The work of this thesis emerged from the lines of a poem by James Wright, "Beautiful Ohio." The poem is a meditation upon a waterfall of sewage spilling into the Ohio River, wherein Wright finds the human inhabitants of the riparian community of Martin's Ferry embodied. He writes,

And the light caught there
the solid speed of their lives
in the instant of that waterfall.
I know what we call it
most of the time.
But I have my own song for it
and sometimes, even today,
I call it beauty.

Wright's poem becomes the means through which he is able to draw himself into the ecology of his community, re-envisioning his relationship with the ecosystem he inhabits. If poetry, as Wright's poem suggests, has the potential to illuminate the problem of the human relationship to environment, as well as point toward a way of healing this relationship, how might poetry be treated as such in a pragmatic environmental studies setting? This work explores the ground that this question opens. The opportunity arose to explore how the environmental ethic of "Beautiful Ohio", and the practice of poetry itself, could be translated into a praxis of environmental education in Providence schools, in the Rhode Island River of Words (ROW) project. The practicum of River of Words, allowed for the exploration of poetry as a pragmatic means of delving into the problems in our inhabitation of our home, moving from theory into praxis. This central question this work explores is: what does poetry serve to bring to a place-based environmental education curriculum?

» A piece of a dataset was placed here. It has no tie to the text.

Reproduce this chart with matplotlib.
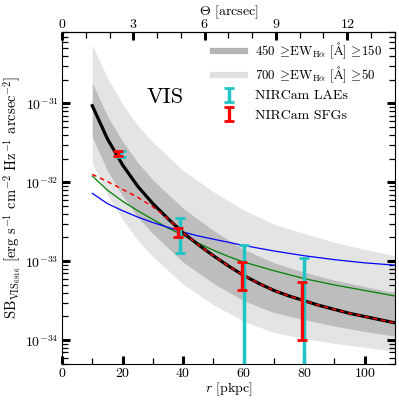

The work first explores the pedagogical and philosophical foundations for pursuing an education of the environment through poetry, drawing upon educational theorists, environmental educators, and poets. This leads into a discussion of the curriculum created and implemented through the Rhode Island River of Words project. As part of a Learn and Serve project, ten River of Words teachers taught in classrooms in two Providence High schools - Hope High school and the Moses Brown school.

By first looking into the poems written by the students in the project -poems that arise from spending time studying and exploring local river systems -the work looks into how the project served to promote ecological thinking and attentiveness and concern for place. The poems serve as the greatest testament to value of this narrative approach to environmental thinking, as they reveal a varied and rich awareness of ecological cycles, mindfulness of changes along a river over time, and a deepened temporal understanding of the Providence river systems and their use. The work closes with reflections and evaluations of the project and pedagogy, drawing upon student reactions, teacher comments and the students' own creative work. The final pages outline recommendations for the River of Words project, and for future humanities-based projects in the Center for Environmental Studies. The arc of this work reveals what an experiential approach to environmental issues accomplishes in enriching a study of local ecosystems - making the environment of personal concern and interest, using personal narratives and experience as the groundwork for eliciting broader environmental concern. Through poetry, one student wrote, "awareness becomes less passive observation…. when I write about it, I became more engaged & involved with it directly." Another noted, "every time I see those surroundings I will think of the poem and the instance of when I was writing it." The act of writing poetry becomes a way for students to be actively involved in the cycles of their ecosystems, writing themselves into the stories of their community.